*Job*: Copy out all the data, word for word.

─── Data section

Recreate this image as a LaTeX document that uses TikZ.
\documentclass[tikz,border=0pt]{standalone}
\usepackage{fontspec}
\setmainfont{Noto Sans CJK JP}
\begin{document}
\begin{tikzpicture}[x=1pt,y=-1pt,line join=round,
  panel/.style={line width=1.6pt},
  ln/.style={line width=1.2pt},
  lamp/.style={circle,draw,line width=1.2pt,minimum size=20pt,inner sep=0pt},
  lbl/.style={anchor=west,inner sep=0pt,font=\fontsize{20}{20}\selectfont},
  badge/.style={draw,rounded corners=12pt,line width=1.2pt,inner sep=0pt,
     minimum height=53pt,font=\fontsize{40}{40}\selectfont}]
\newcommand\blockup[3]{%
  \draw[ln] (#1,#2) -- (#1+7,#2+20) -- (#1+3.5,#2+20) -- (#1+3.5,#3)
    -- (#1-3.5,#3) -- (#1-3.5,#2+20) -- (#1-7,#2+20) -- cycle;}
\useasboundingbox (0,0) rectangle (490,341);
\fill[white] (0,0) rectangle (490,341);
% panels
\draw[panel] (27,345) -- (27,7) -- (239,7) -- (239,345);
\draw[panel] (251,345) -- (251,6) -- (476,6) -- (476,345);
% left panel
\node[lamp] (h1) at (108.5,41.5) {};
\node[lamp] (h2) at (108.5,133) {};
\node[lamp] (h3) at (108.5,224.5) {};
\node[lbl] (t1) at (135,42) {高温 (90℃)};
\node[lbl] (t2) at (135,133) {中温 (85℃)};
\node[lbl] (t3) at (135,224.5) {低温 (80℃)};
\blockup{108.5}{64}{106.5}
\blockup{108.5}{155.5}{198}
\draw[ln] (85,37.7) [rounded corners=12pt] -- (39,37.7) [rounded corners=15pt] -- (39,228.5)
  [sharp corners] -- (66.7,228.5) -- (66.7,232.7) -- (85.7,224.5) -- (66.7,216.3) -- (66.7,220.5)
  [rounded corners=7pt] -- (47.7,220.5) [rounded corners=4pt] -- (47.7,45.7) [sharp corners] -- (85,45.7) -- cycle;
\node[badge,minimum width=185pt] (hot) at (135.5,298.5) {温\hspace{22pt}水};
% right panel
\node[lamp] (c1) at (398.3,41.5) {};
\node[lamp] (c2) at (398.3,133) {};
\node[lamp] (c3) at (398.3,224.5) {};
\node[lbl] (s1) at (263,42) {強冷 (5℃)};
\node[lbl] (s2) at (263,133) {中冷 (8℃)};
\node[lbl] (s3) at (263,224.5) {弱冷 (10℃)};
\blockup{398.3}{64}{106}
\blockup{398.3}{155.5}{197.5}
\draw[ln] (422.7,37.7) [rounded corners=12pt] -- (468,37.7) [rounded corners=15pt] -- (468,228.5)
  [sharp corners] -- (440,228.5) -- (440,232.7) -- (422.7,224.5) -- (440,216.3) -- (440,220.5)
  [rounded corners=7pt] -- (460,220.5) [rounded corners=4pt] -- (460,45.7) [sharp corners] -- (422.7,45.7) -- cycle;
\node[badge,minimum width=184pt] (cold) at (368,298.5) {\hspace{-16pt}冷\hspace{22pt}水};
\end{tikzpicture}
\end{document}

──────

*Exercise response*:
Recreate this image as a LaTeX document that uses TikZ.
\documentclass[tikz,border=0pt]{standalone}
\usepackage{fontspec}
\setmainfont{Noto Sans CJK JP}
\begin{document}
\begin{tikzpicture}[x=1pt,y=-1pt,line join=round,
  panel/.style={line width=1.6pt},
  ln/.style={line width=1.2pt},
  lamp/.style={circle,draw,line width=1.2pt,minimum size=20pt,inner sep=0pt},
  lbl/.style={anchor=west,inner sep=0pt,font=\fontsize{20}{20}\selectfont},
  badge/.style={draw,rounded corners=12pt,line width=1.2pt,inner sep=0pt,
     minimum height=53pt,font=\fontsize{40}{40}\selectfont}]
\newcommand\blockup[3]{%
  \draw[ln] (#1,#2) -- (#1+7,#2+20) -- (#1+3.5,#2+20) -- (#1+3.5,#3)
    -- (#1-3.5,#3) -- (#1-3.5,#2+20) -- (#1-7,#2+20) -- cycle;}
\useasboundingbox (0,0) rectangle (490,341);
\fill[white] (0,0) rectangle (490,341);
% panels
\draw[panel] (27,345) -- (27,7) -- (239,7) -- (239,345);
\draw[panel] (251,345) -- (251,6) -- (476,6) -- (476,345);
% left panel
\node[lamp] (h1) at (108.5,41.5) {};
\node[lamp] (h2) at (108.5,133) {};
\node[lamp] (h3) at (108.5,224.5) {};
\node[lbl] (t1) at (135,42) {高温 (90℃)};
\node[lbl] (t2) at (135,133) {中温 (85℃)};
\node[lbl] (t3) at (135,224.5) {低温 (80℃)};
\blockup{108.5}{64}{106.5}
\blockup{108.5}{155.5}{198}
\draw[ln] (85,37.7) [rounded corners=12pt] -- (39,37.7) [rounded corners=15pt] -- (39,228.5)
  [sharp corners] -- (66.7,228.5) -- (66.7,232.7) -- (85.7,224.5) -- (66.7,216.3) -- (66.7,220.5)
  [rounded corners=7pt] -- (47.7,220.5) [rounded corners=4pt] -- (47.7,45.7) [sharp corners] -- (85,45.7) -- cycle;
\node[badge,minimum width=185pt] (hot) at (135.5,298.5) {温\hspace{22pt}水};
% right panel
\node[lamp] (c1) at (398.3,41.5) {};
\node[lamp] (c2) at (398.3,133) {};
\node[lamp] (c3) at (398.3,224.5) {};
\node[lbl] (s1) at (263,42) {強冷 (5℃)};
\node[lbl] (s2) at (263,133) {中冷 (8℃)};
\node[lbl] (s3) at (263,224.5) {弱冷 (10℃)};
\blockup{398.3}{64}{106}
\blockup{398.3}{155.5}{197.5}
\draw[ln] (422.7,37.7) [rounded corners=12pt] -- (468,37.7) [rounded corners=15pt] -- (468,228.5)
  [sharp corners] -- (440,228.5) -- (440,232.7) -- (422.7,224.5) -- (440,216.3) -- (440,220.5)
  [rounded corners=7pt] -- (460,220.5) [rounded corners=4pt] -- (460,45.7) [sharp corners] -- (422.7,45.7) -- cycle;
\node[badge,minimum width=184pt] (cold) at (368,298.5) {\hspace{-16pt}冷\hspace{22pt}水};
\end{tikzpicture}
\end{document}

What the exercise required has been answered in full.